I would have loved to be writing this saying that I sat on three cases and found three people innocent, to have cleared the names of the accused. Sadly, unanimously, the evidence in front of us did not let us do that. If our minds were even 1% doubtful then we could not have returned the verdicts we did. Perhaps that surprised our judges, our lawyers and those who stood accused. I hope it didn't.

Tuesday, 9 February 2010


I'm doing jury service at the moment. And the courts are full of spiritual connotations. If it's not bowing in reverence, or calling judges 'Lord' or 'Worship' it's the very presence of an advocate interceding on behalf of someone else. Mind you, it's hardly a surprise that an environment built to house truth and justice should remind me of God.

However, what's most striking is the spiritual barometer of trustworthiness, the swearing of an oath on the Bible.

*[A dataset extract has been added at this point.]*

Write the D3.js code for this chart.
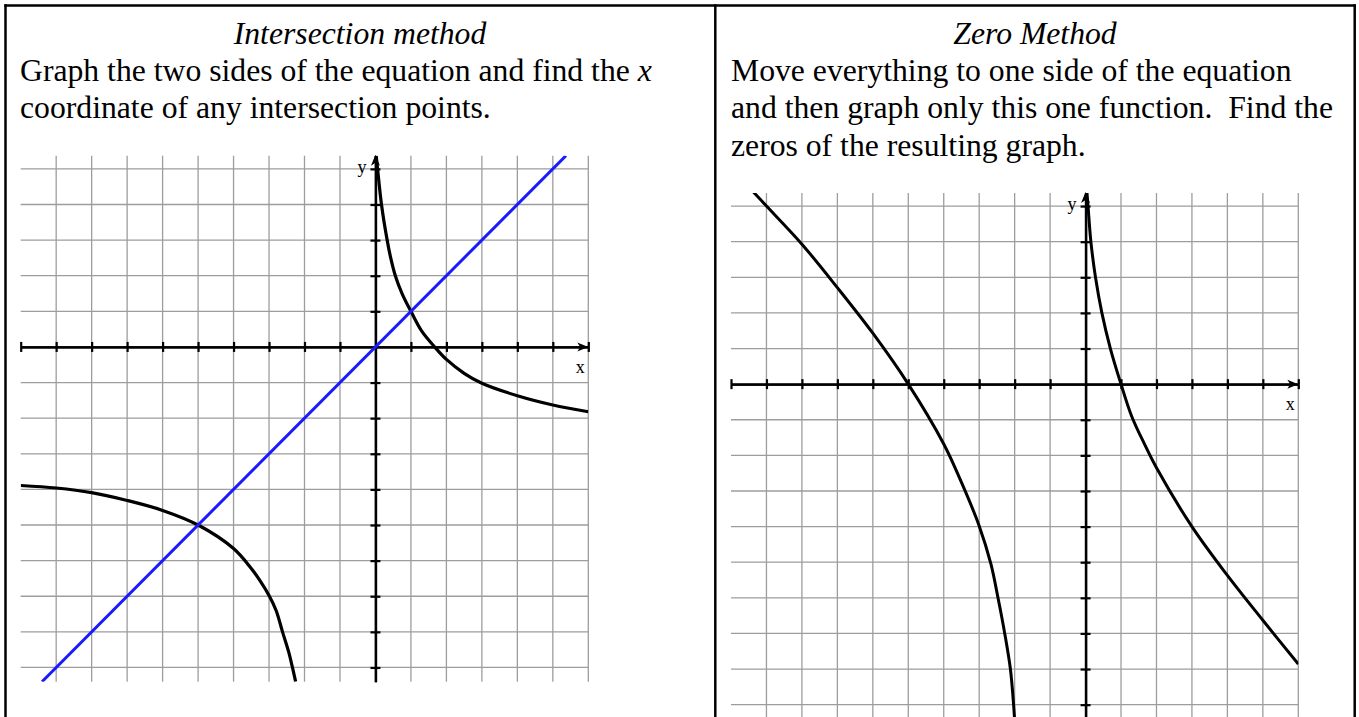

'I swear by Almighty God that I will faithfully try the defendant(s) and give a true verdict (true verdicts) according to the evidence.’

All those on my jury chose to do this. I didn't.

And you may think that's quite strange given that I am a Christian, that I believe in a personal relationship with God and that the Bible is a phenomenal tool for equipping us to live to our potential (actually irrespective of whether you have faith or not).

I don't know whether the 11 people who swore on the Bible would describe themselves as Christians. If they wouldn't then it seems a little strange to start court proceedings with what amounts to a falsehood (not that this is an accusation of perjury!).

It might make the Daily Mail weep but I just don't understand the reason for having a spiritual barometer of trustworthiness. And the reason for that is because Jesus tells his followers that oath taking, that swearing by heaven or by God isn't necessary.

The Sermon on the Mount is one of the most well-known chunks of Jesus' ministry (and another one of those moments in the Life of Brian where the two figures are demarcated). In amongst the Beatitudes and a warning about our thoughts rather than just our acts Jesus talks about oaths.

Again, you have heard that it was said to the people long ago, 'Do not break your oath, but keep the oaths you have made to the Lord.' But I tell you, Do not swear at all: either by heaven, for it is God's throne; or by the earth, for it is his footstool; or by Jerusalem, for it is the city of the Great King. And do not swear by your head, for you cannot make even one hair white or black. (Matthew 5:33-36)

And why shouldn't, as followers of Jesus, we take oaths? Because Christians should 'let your 'Yes' be 'Yes,' and your 'No,' 'No'; anything beyond this comes from the evil one'.

Part of being a Christian is being trustworthy, of having integrity, of being credible and living a life that reflects the person of Jesus (or tries to). This is what Jesus is saying. He's saying if you follow my teachings then you don't need to swear oaths to make a promise. If you promise to do something, why would you do anything other than keep it?

When I said I was affirming there was slight confusion about what that meant. Someone said it was "for those who aren't religious". Obviously, for me, it was actually for completely the opposite reason.

If the court system was to lose the spiritual barometer for trustworthiness there would be OUTRAGE and it would be further evidence of a creeping secularism. Would it? Wouldn't it actually be Christians recognising that it's in conflict with what we believe and for those that don't have a relationship with God, or even any faith in Him, creates a situation that may actually ring hollow?